Discours de Mme Patricia Feuillet Galabert
Quatre vingt ans se sont écoulés. Ce matin du 6 août 44, notre village est nappé d’une épaisse couche de brouillard. Mais il n’est pas à l’abri des exactions qui déchirent et endeuillent les terres de résistance.
Le vent a tourné, la résistance s’est fédérée. L’ennemi, harcelé, voit se lever les forces de la liberté et nos villages de campagne vont basculer dans des actions sanglantes. Viella, Bernède, Barcelonne, Maulichère, Estang, des bourgades marquées du sceau de la terreur et de l’ignoble, et tant d’autres dans une France qui retrouve sa fierté.
Ce matin du 6 août, les troupes d’occupation fondent sur l’hôtel Lafontan, cible principale, et vont dans un déchainement de violence glisser vers la tragédie. L’occupant va faire prisonnier Henri Thiebaud, Marthe Lafontan, Jean Laborde, et d’autres personnes l’hôtel va être pillé et détruit à l’explosif.
Les allemands vont rassembler tous les suspects au lieu dit « la jalousie » pour les conduire à Mont de Marsan puis au fort du Hâ à Bordeaux d’où ils furent libérés le 28 août.

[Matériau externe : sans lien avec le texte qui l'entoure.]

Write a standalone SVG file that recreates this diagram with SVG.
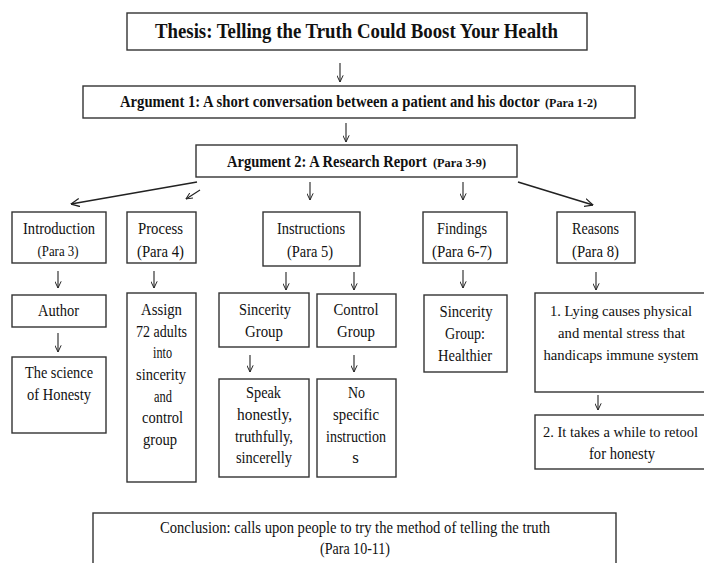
<svg xmlns="http://www.w3.org/2000/svg" width="704" height="563" viewBox="0 0 704 563">
<defs>
<marker id="ah" viewBox="0 0 10 10" refX="9.5" refY="5" markerWidth="7" markerHeight="7" markerUnits="userSpaceOnUse" orient="auto">
<path d="M0,0.5 L9.5,5 L0,9.5" fill="none" stroke="#222" stroke-width="1.4"/>
</marker>
<marker id="ahb" viewBox="0 0 10 10" refX="9.5" refY="5" markerWidth="9" markerHeight="9" markerUnits="userSpaceOnUse" orient="auto">
<path d="M0,0.5 L9.5,5 L0,9.5" fill="none" stroke="#222" stroke-width="1.4"/>
</marker>
<style>
rect{fill:#fff;stroke:#333;stroke-width:1.4}
text{font-family:"Liberation Serif","Times New Roman",serif;fill:#111;font-size:17px;text-anchor:middle}
.b{font-weight:bold}
.st{text-anchor:start}
.s{font-size:13px}
.p{font-size:14px}
.r{font-size:15px}
.c line{stroke:#222;stroke-width:1.1;marker-end:url(#ah)}
.c line.d{stroke-width:1.6;marker-end:url(#ahb)}
</style>
</defs>
<rect x="0" y="0" width="704" height="563" style="fill:#fff;stroke:none"/>

<g class="c" id="connectors">
<line x1="340" y1="63" x2="340" y2="82"/>
<line x1="346" y1="123" x2="346" y2="142"/>
<line x1="310" y1="182" x2="310" y2="200"/>
<line x1="463" y1="182" x2="463" y2="200"/>
<line class="d" x1="197" y1="182" x2="71" y2="204"/>
<line x1="200" y1="190" x2="186" y2="199"/>
<line class="d" x1="518" y1="182" x2="593" y2="205"/>
<line x1="58" y1="271" x2="58" y2="288"/>
<line x1="58" y1="333" x2="58" y2="352"/>
<line x1="154" y1="271" x2="154" y2="288"/>
<line x1="286" y1="272" x2="286" y2="290"/>
<line x1="354" y1="272" x2="354" y2="290"/>
<line x1="250" y1="355" x2="250" y2="372"/>
<line x1="354" y1="355" x2="354" y2="372"/>
<line x1="463" y1="270" x2="463" y2="288"/>
<line x1="596" y1="272" x2="596" y2="290"/>
<line x1="598" y1="395" x2="598" y2="410"/>
</g>

<g id="thesis">
<rect x="127" y="13" width="460" height="37"/>
<text class="b" x="155" y="38" style="font-size:22px;text-anchor:start" textLength="403" lengthAdjust="spacingAndGlyphs">Thesis: Telling the Truth Could Boost Your Health</text>
</g>

<g id="arg1">
<rect x="83" y="86" width="552" height="32"/>
<text class="b st" transform="translate(120,107) scale(0.86,1)" x="0" y="0" textLength="488" lengthAdjust="spacingAndGlyphs">Argument 1: A short conversation between a patient and his doctor</text>
<text class="b s st" x="545" y="107" textLength="52" lengthAdjust="spacingAndGlyphs">(Para 1-2)</text>
</g>

<g id="arg2">
<rect x="196" y="145" width="321" height="32"/>
<text class="b st" transform="translate(227,167) scale(0.85,1)" x="0" y="0" textLength="235" lengthAdjust="spacingAndGlyphs">Argument 2: A Research Report</text>
<text class="b s st" x="433" y="167" textLength="53" lengthAdjust="spacingAndGlyphs">(Para 3-9)</text>
</g>

<g id="intro">
<rect x="12" y="212" width="94" height="51"/>
<text x="59" y="234" textLength="72" lengthAdjust="spacingAndGlyphs">Introduction</text>
<text class="p" x="58" y="256" textLength="41" lengthAdjust="spacingAndGlyphs">(Para 3)</text>
</g>

<g id="process">
<rect x="127" y="212" width="69" height="51"/>
<text x="160.5" y="234" textLength="45" lengthAdjust="spacingAndGlyphs">Process</text>
<text x="160.5" y="257" textLength="47" lengthAdjust="spacingAndGlyphs">(Para 4)</text>
</g>

<g id="instructions">
<rect x="263" y="212" width="97" height="54"/>
<text x="311" y="234" textLength="68" lengthAdjust="spacingAndGlyphs">Instructions</text>
<text x="310" y="257" textLength="46" lengthAdjust="spacingAndGlyphs">(Para 5)</text>
</g>

<g id="findings">
<rect x="423" y="212" width="84" height="51"/>
<text x="462" y="234" textLength="50" lengthAdjust="spacingAndGlyphs">Findings</text>
<text x="462" y="257" textLength="60" lengthAdjust="spacingAndGlyphs">(Para 6-7)</text>
</g>

<g id="reasons">
<rect x="557" y="212" width="78" height="51"/>
<text x="595.5" y="234" textLength="47" lengthAdjust="spacingAndGlyphs">Reasons</text>
<text x="595.5" y="257" textLength="47" lengthAdjust="spacingAndGlyphs">(Para 8)</text>
</g>

<g id="author">
<rect x="12" y="295" width="94" height="32"/>
<text x="58.5" y="316" textLength="41" lengthAdjust="spacingAndGlyphs">Author</text>
</g>

<g id="science">
<rect x="12" y="357" width="94" height="76"/>
<text x="59" y="378" textLength="68" lengthAdjust="spacingAndGlyphs">The science</text>
<text x="59" y="400" textLength="64" lengthAdjust="spacingAndGlyphs">of Honesty</text>
</g>

<g id="assign">
<rect x="127" y="293" width="69" height="189"/>
<text x="161.5" y="315" textLength="41" lengthAdjust="spacingAndGlyphs">Assign</text>
<text x="161.5" y="337" textLength="51" lengthAdjust="spacingAndGlyphs">72 adults</text>
<text x="162.5" y="358" textLength="19" lengthAdjust="spacingAndGlyphs">into</text>
<text x="161" y="380" textLength="50" lengthAdjust="spacingAndGlyphs">sincerity</text>
<text x="163" y="402" textLength="18" lengthAdjust="spacingAndGlyphs">and</text>
<text x="162.5" y="423" textLength="41" lengthAdjust="spacingAndGlyphs">control</text>
<text x="160" y="445" textLength="34" lengthAdjust="spacingAndGlyphs">group</text>
</g>

<g id="sincerity">
<rect x="219" y="293" width="90" height="54"/>
<text x="265" y="315" textLength="52" lengthAdjust="spacingAndGlyphs">Sincerity</text>
<text x="264" y="337" textLength="38" lengthAdjust="spacingAndGlyphs">Group</text>
</g>

<g id="control">
<rect x="317" y="294" width="79" height="53"/>
<text x="356" y="315" textLength="45" lengthAdjust="spacingAndGlyphs">Control</text>
<text x="356" y="337" textLength="38" lengthAdjust="spacingAndGlyphs">Group</text>
</g>

<g id="speak">
<rect x="219" y="379" width="90" height="98"/>
<text x="263.5" y="398" textLength="35" lengthAdjust="spacingAndGlyphs">Speak</text>
<text x="264.5" y="420" textLength="55" lengthAdjust="spacingAndGlyphs">honestly,</text>
<text x="264" y="442" textLength="58" lengthAdjust="spacingAndGlyphs">truthfully,</text>
<text x="264" y="463" textLength="56" lengthAdjust="spacingAndGlyphs">sincerelly</text>
</g>

<g id="nospecific">
<rect x="317" y="379" width="79" height="98"/>
<text x="356.5" y="398" textLength="17" lengthAdjust="spacingAndGlyphs">No</text>
<text x="356" y="420" textLength="46" lengthAdjust="spacingAndGlyphs">specific</text>
<text x="356" y="442" textLength="60" lengthAdjust="spacingAndGlyphs">instruction</text>
<text x="355.5" y="463">s</text>
</g>

<g id="healthier">
<rect x="424" y="295" width="83" height="77"/>
<text x="466" y="317" textLength="53" lengthAdjust="spacingAndGlyphs">Sincerity</text>
<text x="465" y="339" textLength="40" lengthAdjust="spacingAndGlyphs">Group:</text>
<text x="465" y="361" textLength="54" lengthAdjust="spacingAndGlyphs">Healthier</text>
</g>

<g id="reason1">
<rect x="535" y="293" width="172" height="99"/>
<text class="r" x="621" y="316" textLength="142" lengthAdjust="spacingAndGlyphs">1. Lying causes physical</text>
<text class="r" x="621.5" y="338" textLength="127" lengthAdjust="spacingAndGlyphs">and mental stress that</text>
<text class="r" x="621" y="360" textLength="155" lengthAdjust="spacingAndGlyphs">handicaps immune system</text>
</g>

<g id="reason2">
<rect x="535" y="415" width="172" height="54"/>
<text class="r" x="620.5" y="437" textLength="155" lengthAdjust="spacingAndGlyphs">2. It takes a while to retool</text>
<text x="622" y="459" textLength="66" lengthAdjust="spacingAndGlyphs">for honesty</text>
</g>

<g id="conclusion">
<rect x="93" y="513" width="523" height="60"/>
<text x="355" y="533" textLength="390" lengthAdjust="spacingAndGlyphs">Conclusion: calls upon people to try the method of telling the truth</text>
<text x="355" y="554" textLength="70" lengthAdjust="spacingAndGlyphs">(Para 10-11)</text>
</g>
</svg>
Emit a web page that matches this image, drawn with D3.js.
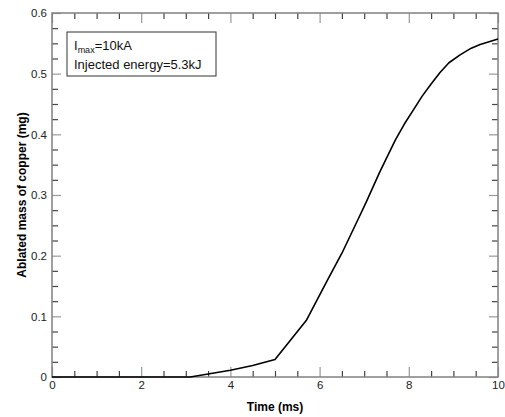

Henri Thiébaud, résistant landais âgé de 42 ans est interrogé, torturé, et contraint de conduire les soldats nazis jusqu’au bois de bascaules où se trouve le maquis.
Les maquisards y sont présents depuis quelques jours ; ils pourront s’en échapper grâce à la célérité et au courage de villageois les avertissant du danger.
Aux alentours du bois, Pierre Farines, âgé de 22 ans, est capturé par les allemands alors qu’il était en mission de ravitaillement pour deux camarades qui montaient la garde. Jean Labastie, âgé de 32 ans, est arrêté à son tour par un barrage allemand alors qu’il tentait de gagner le village alerter Henri Thiébaud à l’hôtel Lafontan. Les trois hommes sont regroupés, ils sont fusillés dans le bois de bascaules et leurs derniers instants hantent nos souvenirs.
Les communes du Houga et de Toujouse sont à jamais liées par ce malheur. Aussi, avec Jacques Tartas, Maire de Toujouse, nous avons voulu avec la création d’un parcours de mémoire, inauguré en 2016 par Mme la ministre Najat Vallaud Belkacem, écrire leur histoire pour la transmettre aux générations futures.
Emprunter ce parcours, y lire leurs noms sur les pupitres, prononcer leurs noms chaque 6 août, constitue une mémoire vivante source de réflexion et nous laisse à jamais sensible à toute les injustices.
Chaque année nous accueillons Jacques LABASTIE fils de Jean, Fabrice et Ambre.
Ce moment est pour nous tous un moment d’émotion, de recueillement. Un moment de questionnement aussi. Qu’est ce qui pousse les peuples à toujours s’enfoncer dans les ténèbres ? Comment la nature humaine baignée par les valeurs du christianisme, de l’humanisme à travers les siècles peut se laisser emporter par des flots de haine ?
Ces hommes tombés dans le bois de bascaules comme leurs frères d’armes des maquis ont donné leur joie de vivre, leurs avenirs à leur pays. Leur cher pays.
Ils nous obligent à plus d’unité, à plus de concorde, à plus d’altérité. A moins de naïveté et de complaisance. Aussi dans une Europe en proie au doute, usée par le retour des nationalismes, UN DEVOIR DE VIGILANCE S’IMPOSE A NOUS tous.
Pour ces hommes, le courage était un état d’esprit, un élan du cœur, une forme de générosité naturelle. Un engagement à la vie pour la liberté.
« Je suis né pour te connaître, pour te nommer, liberté » écrivit Paul Eluard dans un poème qui devint une ode à la résistance, imprimé et parachuté sur les maquis.
Dans le cœur de Pierre Farines, Henri Thiébaud et Jean Labastie était écrit LIBERTÉ.